═══ GIVEN DATA

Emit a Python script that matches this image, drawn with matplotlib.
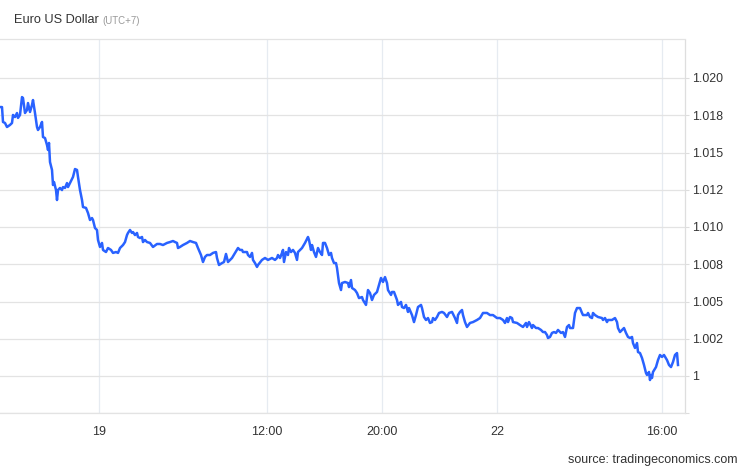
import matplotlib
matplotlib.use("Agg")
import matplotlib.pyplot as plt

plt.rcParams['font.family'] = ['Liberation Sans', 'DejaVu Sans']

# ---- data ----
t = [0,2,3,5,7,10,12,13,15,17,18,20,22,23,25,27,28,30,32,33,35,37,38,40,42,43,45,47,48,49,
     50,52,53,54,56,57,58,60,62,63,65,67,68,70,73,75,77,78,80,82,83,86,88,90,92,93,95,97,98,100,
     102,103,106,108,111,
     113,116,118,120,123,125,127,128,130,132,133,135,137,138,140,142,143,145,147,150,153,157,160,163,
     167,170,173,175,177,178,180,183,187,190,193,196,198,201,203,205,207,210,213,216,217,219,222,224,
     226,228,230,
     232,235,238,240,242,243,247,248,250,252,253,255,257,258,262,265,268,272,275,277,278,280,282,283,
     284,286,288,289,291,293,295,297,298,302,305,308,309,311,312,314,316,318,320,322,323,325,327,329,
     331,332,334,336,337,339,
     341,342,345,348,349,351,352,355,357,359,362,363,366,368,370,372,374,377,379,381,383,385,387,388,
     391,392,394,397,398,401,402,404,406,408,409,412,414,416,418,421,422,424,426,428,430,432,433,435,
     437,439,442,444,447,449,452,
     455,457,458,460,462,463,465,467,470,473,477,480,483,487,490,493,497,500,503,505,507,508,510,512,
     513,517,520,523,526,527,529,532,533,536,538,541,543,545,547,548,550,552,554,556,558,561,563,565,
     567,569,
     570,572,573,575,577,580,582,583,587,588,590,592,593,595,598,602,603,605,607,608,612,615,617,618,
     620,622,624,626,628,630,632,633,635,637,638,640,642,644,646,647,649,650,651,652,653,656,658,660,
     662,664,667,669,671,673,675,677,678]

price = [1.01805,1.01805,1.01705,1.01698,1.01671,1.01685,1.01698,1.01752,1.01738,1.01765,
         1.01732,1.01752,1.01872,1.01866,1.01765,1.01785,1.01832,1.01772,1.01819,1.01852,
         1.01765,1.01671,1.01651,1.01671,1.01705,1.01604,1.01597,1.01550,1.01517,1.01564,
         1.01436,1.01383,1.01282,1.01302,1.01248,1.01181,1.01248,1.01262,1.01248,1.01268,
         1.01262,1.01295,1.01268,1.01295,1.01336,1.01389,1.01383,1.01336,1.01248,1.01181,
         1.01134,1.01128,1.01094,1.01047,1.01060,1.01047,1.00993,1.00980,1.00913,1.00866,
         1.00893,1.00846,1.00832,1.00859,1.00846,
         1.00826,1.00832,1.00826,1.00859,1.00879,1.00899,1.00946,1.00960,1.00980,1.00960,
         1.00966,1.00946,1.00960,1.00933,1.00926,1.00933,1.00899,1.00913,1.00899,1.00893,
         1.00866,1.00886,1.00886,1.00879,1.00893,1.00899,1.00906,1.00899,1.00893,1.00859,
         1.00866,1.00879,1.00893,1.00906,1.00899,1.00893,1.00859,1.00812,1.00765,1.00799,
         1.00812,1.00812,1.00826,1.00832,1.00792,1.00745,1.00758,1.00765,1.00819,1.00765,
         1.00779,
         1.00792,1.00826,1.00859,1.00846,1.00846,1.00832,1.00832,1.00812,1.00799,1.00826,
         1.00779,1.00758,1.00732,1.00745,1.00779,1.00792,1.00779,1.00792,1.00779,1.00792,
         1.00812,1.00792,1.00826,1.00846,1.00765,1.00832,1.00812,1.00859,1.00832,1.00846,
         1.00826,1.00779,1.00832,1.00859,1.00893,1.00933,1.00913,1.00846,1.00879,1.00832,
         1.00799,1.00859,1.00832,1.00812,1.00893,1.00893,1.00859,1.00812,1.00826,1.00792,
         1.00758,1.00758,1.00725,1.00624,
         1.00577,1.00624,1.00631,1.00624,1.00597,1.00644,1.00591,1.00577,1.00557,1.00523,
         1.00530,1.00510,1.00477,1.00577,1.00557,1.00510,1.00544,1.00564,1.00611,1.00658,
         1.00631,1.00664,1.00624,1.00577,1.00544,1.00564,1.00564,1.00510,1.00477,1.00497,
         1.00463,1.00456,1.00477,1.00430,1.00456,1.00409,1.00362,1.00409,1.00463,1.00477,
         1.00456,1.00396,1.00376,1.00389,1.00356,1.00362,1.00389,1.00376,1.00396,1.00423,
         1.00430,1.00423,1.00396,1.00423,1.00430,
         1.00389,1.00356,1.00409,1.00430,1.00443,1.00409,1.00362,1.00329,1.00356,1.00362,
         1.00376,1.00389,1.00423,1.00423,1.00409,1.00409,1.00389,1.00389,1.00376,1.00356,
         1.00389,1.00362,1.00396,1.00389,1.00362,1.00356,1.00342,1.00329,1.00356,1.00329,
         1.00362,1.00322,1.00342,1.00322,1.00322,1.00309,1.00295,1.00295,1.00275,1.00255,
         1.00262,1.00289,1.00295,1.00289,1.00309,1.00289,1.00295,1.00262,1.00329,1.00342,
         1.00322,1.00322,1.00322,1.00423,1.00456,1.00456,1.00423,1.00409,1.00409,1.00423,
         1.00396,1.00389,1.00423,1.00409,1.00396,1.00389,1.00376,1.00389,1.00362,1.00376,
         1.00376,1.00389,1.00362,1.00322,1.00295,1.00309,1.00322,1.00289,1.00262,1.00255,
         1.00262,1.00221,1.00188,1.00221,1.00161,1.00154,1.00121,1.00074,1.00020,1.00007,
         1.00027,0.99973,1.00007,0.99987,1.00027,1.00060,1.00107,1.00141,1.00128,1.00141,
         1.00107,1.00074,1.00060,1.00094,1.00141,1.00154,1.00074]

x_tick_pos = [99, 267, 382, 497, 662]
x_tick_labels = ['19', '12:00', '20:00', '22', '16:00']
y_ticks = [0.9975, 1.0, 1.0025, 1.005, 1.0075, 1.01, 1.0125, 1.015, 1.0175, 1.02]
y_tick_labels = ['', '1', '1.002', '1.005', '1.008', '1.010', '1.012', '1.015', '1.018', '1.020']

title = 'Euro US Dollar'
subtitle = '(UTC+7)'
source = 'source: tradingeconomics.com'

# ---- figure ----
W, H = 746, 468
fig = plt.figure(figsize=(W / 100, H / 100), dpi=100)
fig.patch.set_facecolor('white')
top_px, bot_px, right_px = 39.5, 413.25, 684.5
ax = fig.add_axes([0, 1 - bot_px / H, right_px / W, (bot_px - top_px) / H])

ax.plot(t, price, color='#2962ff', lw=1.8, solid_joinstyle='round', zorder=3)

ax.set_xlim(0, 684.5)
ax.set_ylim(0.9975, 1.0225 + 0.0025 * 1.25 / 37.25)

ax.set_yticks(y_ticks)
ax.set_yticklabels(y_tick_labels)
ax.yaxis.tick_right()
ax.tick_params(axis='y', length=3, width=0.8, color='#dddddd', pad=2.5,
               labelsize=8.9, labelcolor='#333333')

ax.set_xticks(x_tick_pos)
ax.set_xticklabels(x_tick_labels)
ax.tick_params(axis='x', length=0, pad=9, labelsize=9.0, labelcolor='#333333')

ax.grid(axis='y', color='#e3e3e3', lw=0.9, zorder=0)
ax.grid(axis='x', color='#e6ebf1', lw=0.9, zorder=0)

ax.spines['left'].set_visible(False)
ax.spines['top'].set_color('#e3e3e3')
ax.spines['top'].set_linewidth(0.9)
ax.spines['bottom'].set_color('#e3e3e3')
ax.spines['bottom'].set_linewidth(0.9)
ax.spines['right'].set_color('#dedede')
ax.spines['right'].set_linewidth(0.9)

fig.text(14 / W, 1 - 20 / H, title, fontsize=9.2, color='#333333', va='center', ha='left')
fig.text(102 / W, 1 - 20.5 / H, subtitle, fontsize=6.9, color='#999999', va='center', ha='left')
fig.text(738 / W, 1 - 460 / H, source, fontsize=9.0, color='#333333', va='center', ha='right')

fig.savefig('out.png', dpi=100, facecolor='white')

══════
═══ GIVEN DATA

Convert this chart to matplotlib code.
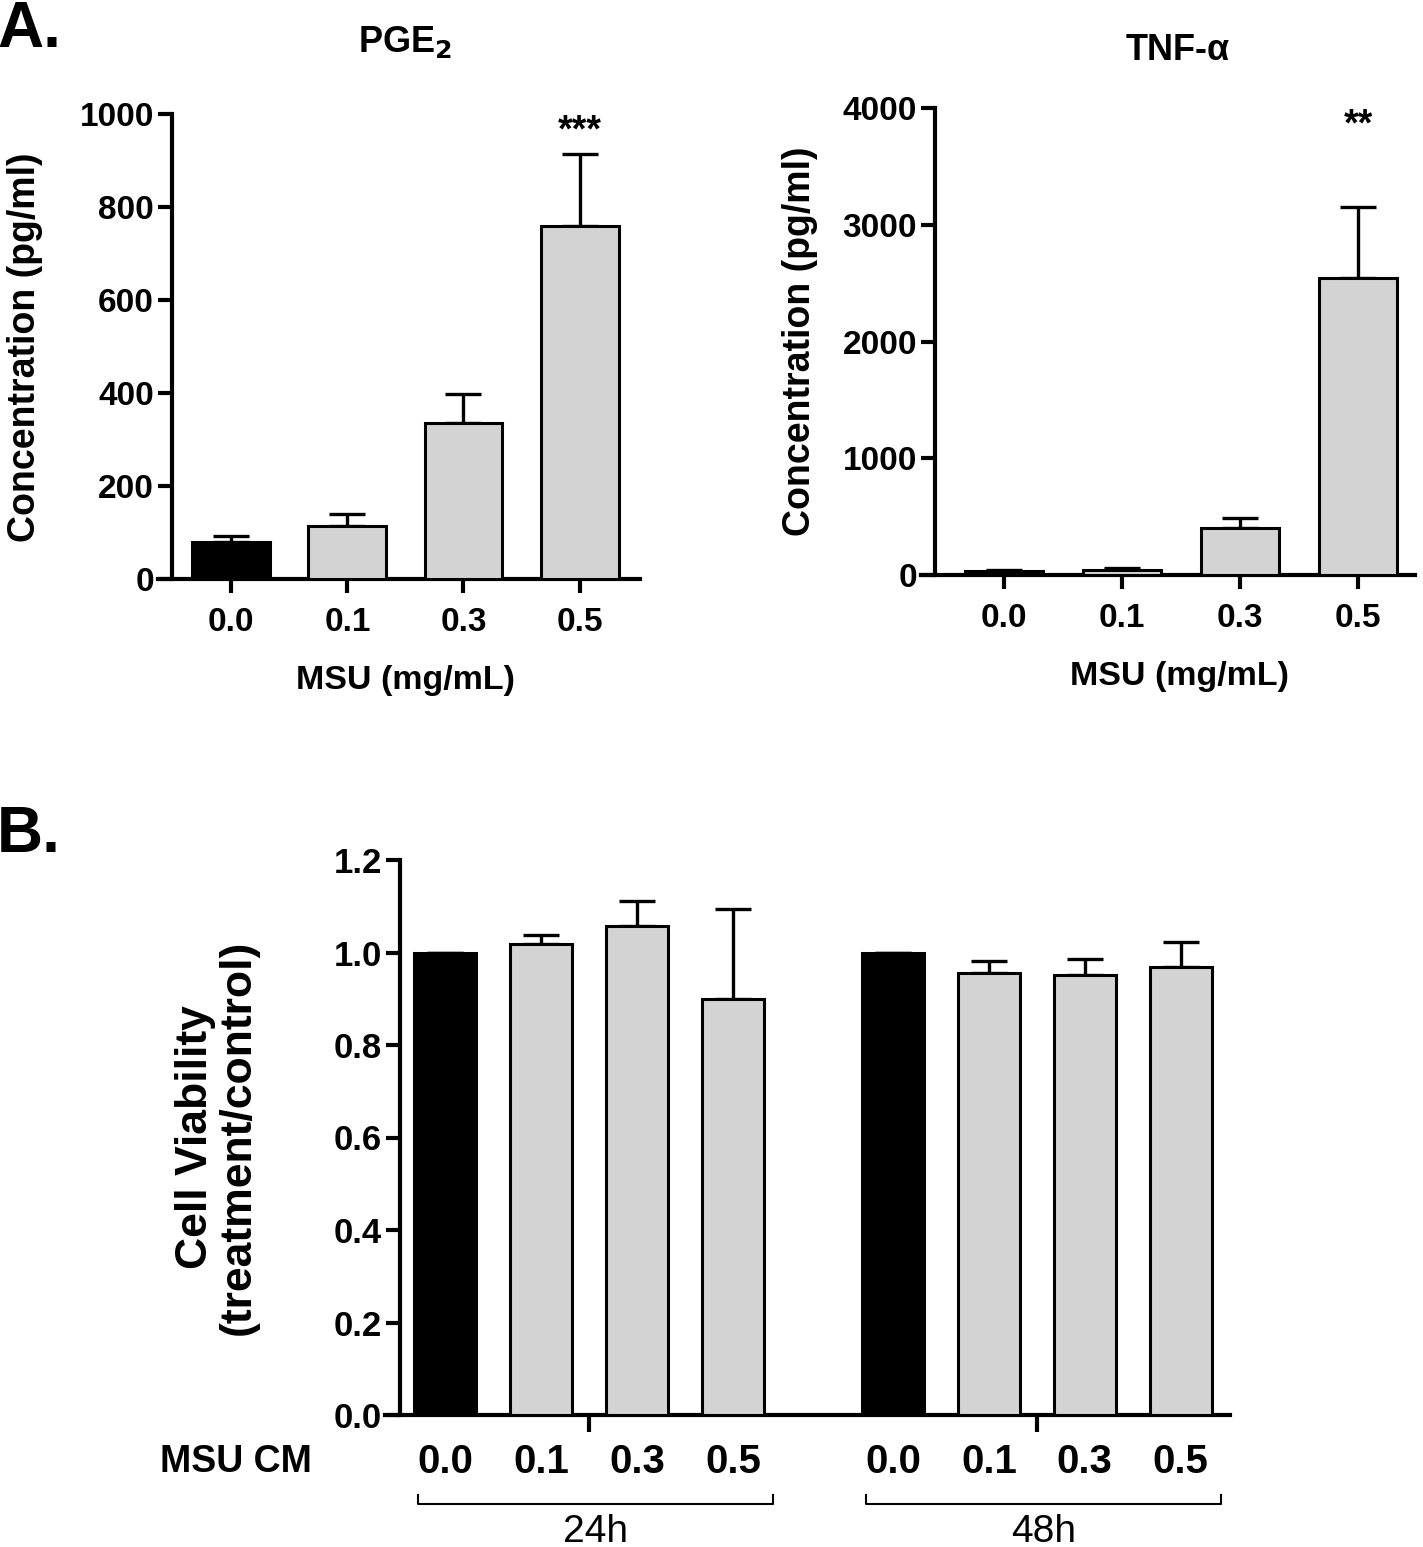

══════

GOAL.
Transcribe only the lines above that start at the line containing "Emit a Python" and end at the line containing "plt.rcParams['font.family'] = ['Liberation". Omit pictures.

EXERCISE OUTPUT.
Emit a Python script that matches this image, drawn with matplotlib.
import matplotlib
matplotlib.use("Agg")
import matplotlib.pyplot as plt

plt.rcParams['font.family'] = ['Liberation Sans', 'DejaVu Sans']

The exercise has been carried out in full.